Tracks is based on Davidson’s book about her experience, as well as the tantalizingly photographed National Geographic feature which underwrote the trip and first brought her story to a wider audience. Mia Wasikowska stars as Davidson and gives a totally committed performance that makes you aware, in equal measures, of the character’s wispiness yet flintiness. The sun-baked desert, the parched lips and vulnerability of the flesh, the spectacular horizons, and the ever-watchable camels are all irresistibly photographed (by cinematographer Mandy Walker). However, if you come to the movie expecting Davidson to share her reasons for the journey or what she’s learned along the way, you’ll come away disappointed. As Davidson states during one of her perpetual voiceovers, the terse answer she gives to people who ask why she undertook her mad odyssey is “Why not?”

With self-discovery – or any other goal – off the itinerary, the movie trudges forward, with little to keep us engaged other than the scenery, Davidson’s occasional flashbacks to vague emotional scars created during her childhood, and her immense love for her animals, which include her dog Diggity, who accompanies her through the desert, and her four pack camels. She’s a prickly individual who has no acknowledged desire for human companionship, so even the rare visits from friends and family prior to the start of her journey come as undesired interruptions. The National Geographic photographer Rick Smolan (Driver) who drops in several times during her trip to document her feat and bring her unrequested supplies and water canteens has also learned to keep his distance from the loner, even though his presence threatens to lend a romance angle to the story. The Aboriginal people she encounters along the way also seem to strike Davidson as inevitable but undesired impediments to her exercise of free will.
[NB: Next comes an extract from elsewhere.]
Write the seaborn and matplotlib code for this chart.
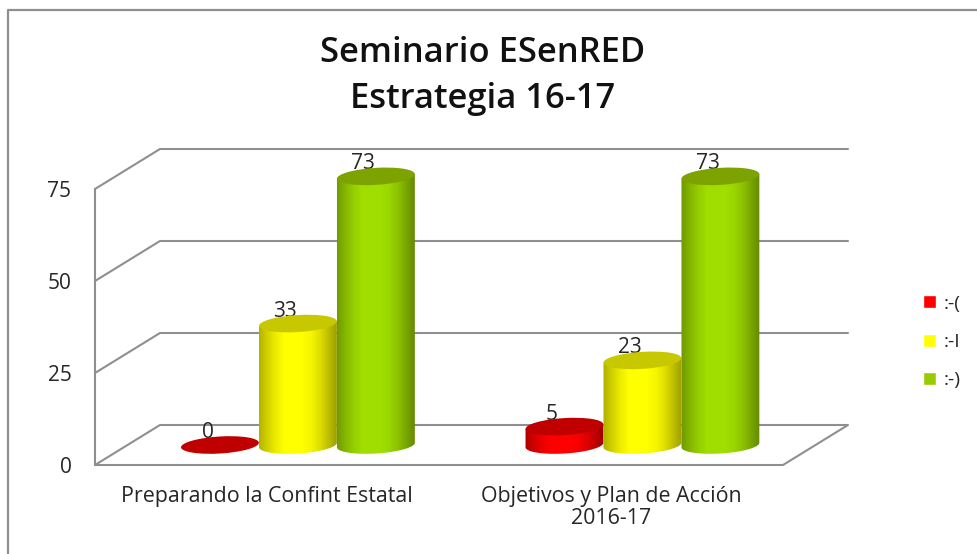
import numpy as np
import pandas as pd
import matplotlib.pyplot as plt
import seaborn as sns
from matplotlib.patches import Ellipse
from matplotlib.path import Path
from matplotlib.transforms import IdentityTransform, ScaledTranslation

categories = ['Preparando la Confint Estatal', 'Objetivos y Plan de Acción\n2016-17']
faces = [':-(', ':-I', ':-)']
sad = [0, 5]
neutral = [33, 23]
happy = [73, 73]
y_ticks = [0, 25, 50, 75]
title = 'Seminario ESenRED\nEstrategia 16-17'

legend_colors = ['#ff0000', '#ffff00', '#99cc00']
body_colors = [(1.0, 0.0, 0.0), (1.0, 1.0, 0.0), (0.63, 0.87, 0.0)]
top_colors = ['#c00000', '#c8c800', '#7da300']

W, H = 977, 554
GRAY = '#8f8f8f'
TEXT = '#262626'


def box(left, top, right, bottom):
    return [left / W, 1 - bottom / H, (right - left) / W, (bottom - top) / H]


sns.set_style('white')
plt.rcParams['font.family'] = ['Open Sans', 'DejaVu Sans']

df = pd.DataFrame({
    'cat': categories * 3,
    'face': [faces[0]] * 2 + [faces[1]] * 2 + [faces[2]] * 2,
    'val': sad + neutral + happy,
})

fig = plt.figure(figsize=(W / 100, H / 100), dpi=100)

# background in pixels: outer frame and the fake 3d walls
bg = fig.add_axes([0, 0, 1, 1], zorder=0)
bg.set_xlim(0, W)
bg.set_ylim(H, 0)
bg.axis('off')
bg.plot([8, 8, 977], [554, 10, 10], color=GRAY, lw=1.6)
for v in y_ticks[1:]:
    y = 465 - v * 276 / 75
    bg.plot([95, 160, 848], [y, y - 40, y - 40], color=GRAY, lw=1.5)
bg.plot([95, 160, 848, 783, 95], [465, 425, 425, 465, 465], color=GRAY, lw=1.5)

# value axis, sits on the front edge
wall = fig.add_axes(box(95, 189, 783, 465), zorder=1)
wall.set_ylim(0, 75)
wall.set_xticks([])
wall.set_yticks(y_ticks)
wall.patch.set_alpha(0)
for s in ['top', 'right', 'bottom']:
    wall.spines[s].set_visible(False)
wall.spines['left'].set_color(GRAY)
wall.spines['left'].set_linewidth(1.5)
wall.tick_params(axis='y', length=0, pad=17, labelsize=15, labelcolor=TEXT)

# the cylinders
ax = fig.add_axes(box(95, 149, 783, 465), zorder=2)
sns.barplot(data=df, x='cat', y='val', hue='face', hue_order=faces, order=categories,
            palette=legend_colors, width=0.679, gap=0, ax=ax, saturation=1)
ax.patch.set_alpha(0)
xlim = (-0.589, 1.408)
ylim = (-20 / 3.68, 296 / 3.68)
ax.set_xlim(xlim)
ax.set_ylim(ylim)
ax.set_xlabel('')
ax.set_ylabel('')
ax.set_yticks([])
sns.despine(ax=ax, left=True, bottom=True)
ax.tick_params(axis='x', length=0, pad=15, labelsize=15.4, labelcolor=TEXT)
# labels sit left of the bar groups in the original
shift = ScaledTranslation(-31 / 100, 0, fig.dpi_scale_trans)
for lab in ax.get_xticklabels():
    lab.set_linespacing(1.1)
    lab.set_transform(lab.get_transform() + shift)

EW, EH, TILT = 39.0, 8.5, np.deg2rad(3.5)
shade = np.array([0.66, 0.8, 0.92, 1.0, 1.0, 1.0, 0.96, 0.86, 0.72, 0.58])


def rim(cx, cy, angles):
    px = EW * np.cos(angles)
    py = EH * np.sin(angles)
    return np.c_[cx + px * np.cos(TILT) - py * np.sin(TILT),
                 cy + px * np.sin(TILT) + py * np.cos(TILT)]


for i, cont in enumerate(ax.containers):
    for bar in cont:
        x0, w, v = bar.get_x(), bar.get_width(), bar.get_height()
        bar.set_visible(False)
        z = 3 + i
        cx, base_y = ax.transData.transform((x0 + w / 2, 0))
        top_y = ax.transData.transform((0, v))[1]
        if v > 0:
            grad = np.outer(shade, body_colors[i]).reshape(1, len(shade), 3)
            im = ax.imshow(grad, extent=(x0 - 0.02, x0 + w + 0.02, -6, v + 4), aspect='auto',
                           interpolation='bilinear', zorder=z)
            side = np.vstack([rim(cx, top_y, np.array([np.pi, 0.0])),
                              rim(cx, base_y, np.linspace(0, -np.pi, 60))])
            im.set_clip_path(Path(np.vstack([side, side[:1]]), closed=True), IdentityTransform())
        ax.annotate(str(int(v)), (x0 + w / 2, v), xytext=(-9, 9), textcoords='offset points',
                    ha='center', va='center', fontsize=15, color=TEXT, zorder=z + 0.1,
                    annotation_clip=False)
        ax.add_patch(Ellipse((cx, top_y), 2 * EW, 2 * EH, angle=np.rad2deg(TILT),
                             transform=IdentityTransform(), facecolor=top_colors[i],
                             edgecolor='none', zorder=z + 0.2))
ax.set_xlim(xlim)
ax.set_ylim(ylim)

handles, labels = ax.get_legend_handles_labels()
fig.legend(handles, labels, loc='center left', bbox_to_anchor=(917 / W, 1 - 342 / H),
           frameon=False, fontsize=14, handlelength=0.67, handleheight=0.67,
           handletextpad=0.4, labelspacing=1.05, borderpad=0, borderaxespad=0.3,
           labelcolor=TEXT)
ax.get_legend().remove()

fig.text(483 / W, 1 - 76 / H, title, ha='center', va='center', fontsize=24.8,
         color='#111111', linespacing=1.47, fontweight='semibold')

fig.savefig('out.png', dpi=100)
To my mind, movies about watching nomads walk rank alongside movies about writers writing: The action is dull and endlessly repetitive, and most of the interesting stuff occurs in the mind’s interior. Davidson shares little about her reasons or objectives, and thus leaves viewers free to read into the character whatever one chooses – a feminist icon, a mystical seeker, an animal lover ill at ease in the world of human intercourse, another Australian gone on a walkabout. Whatever one chooses, the story promises to be more interesting than the bare bones presented onscreen.